▸ **Exercise directions**
Write the lines out again, from the top of the material to the line containing "plt.rcParams['font.family'] = ['Liberation", pictures excluded.

▸ **Recorded information**

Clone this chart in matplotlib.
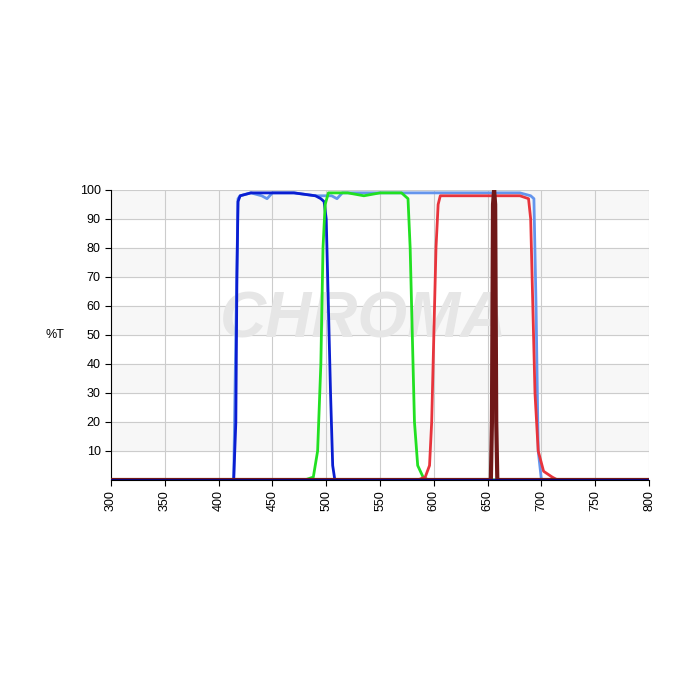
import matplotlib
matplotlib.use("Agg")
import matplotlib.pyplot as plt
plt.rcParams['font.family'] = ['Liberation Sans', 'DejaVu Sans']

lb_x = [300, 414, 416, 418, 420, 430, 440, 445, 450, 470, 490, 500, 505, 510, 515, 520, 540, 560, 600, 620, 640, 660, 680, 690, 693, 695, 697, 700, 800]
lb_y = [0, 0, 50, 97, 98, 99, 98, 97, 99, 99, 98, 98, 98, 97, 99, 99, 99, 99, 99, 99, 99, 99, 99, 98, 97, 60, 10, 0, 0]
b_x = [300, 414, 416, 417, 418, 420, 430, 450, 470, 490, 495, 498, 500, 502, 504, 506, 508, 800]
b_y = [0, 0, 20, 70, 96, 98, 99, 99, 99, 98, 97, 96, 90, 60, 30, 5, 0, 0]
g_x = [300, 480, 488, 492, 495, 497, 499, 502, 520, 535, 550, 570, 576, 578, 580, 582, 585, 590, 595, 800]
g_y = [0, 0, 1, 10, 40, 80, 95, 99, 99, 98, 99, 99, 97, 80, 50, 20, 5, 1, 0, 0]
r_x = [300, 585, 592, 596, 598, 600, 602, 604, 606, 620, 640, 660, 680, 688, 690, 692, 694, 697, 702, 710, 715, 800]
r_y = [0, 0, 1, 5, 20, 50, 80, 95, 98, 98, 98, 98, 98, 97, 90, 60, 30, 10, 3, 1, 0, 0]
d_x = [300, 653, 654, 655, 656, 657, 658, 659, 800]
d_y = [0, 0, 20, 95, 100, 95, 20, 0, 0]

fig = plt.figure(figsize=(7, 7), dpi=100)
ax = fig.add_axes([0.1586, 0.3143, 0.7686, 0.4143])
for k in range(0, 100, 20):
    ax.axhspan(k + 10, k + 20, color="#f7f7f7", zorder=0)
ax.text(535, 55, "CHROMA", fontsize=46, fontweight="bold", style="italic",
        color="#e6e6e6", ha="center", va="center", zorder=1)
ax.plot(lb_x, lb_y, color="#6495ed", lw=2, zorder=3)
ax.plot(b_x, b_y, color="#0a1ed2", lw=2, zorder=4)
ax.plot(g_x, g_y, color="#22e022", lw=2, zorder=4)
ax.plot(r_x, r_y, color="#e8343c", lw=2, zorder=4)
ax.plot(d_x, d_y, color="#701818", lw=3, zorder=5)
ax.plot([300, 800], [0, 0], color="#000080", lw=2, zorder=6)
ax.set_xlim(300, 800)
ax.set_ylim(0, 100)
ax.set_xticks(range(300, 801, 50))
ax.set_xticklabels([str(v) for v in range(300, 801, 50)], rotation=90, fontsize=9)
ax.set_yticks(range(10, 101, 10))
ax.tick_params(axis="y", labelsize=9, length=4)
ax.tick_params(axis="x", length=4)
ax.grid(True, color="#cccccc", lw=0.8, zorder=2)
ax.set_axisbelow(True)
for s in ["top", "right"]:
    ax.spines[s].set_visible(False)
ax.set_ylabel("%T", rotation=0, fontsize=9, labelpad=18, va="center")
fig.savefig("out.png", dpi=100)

▸ **Reply**
Clone this chart in matplotlib.
import matplotlib
matplotlib.use("Agg")
import matplotlib.pyplot as plt
plt.rcParams['font.family'] = ['Liberation Sans', 'DejaVu Sans']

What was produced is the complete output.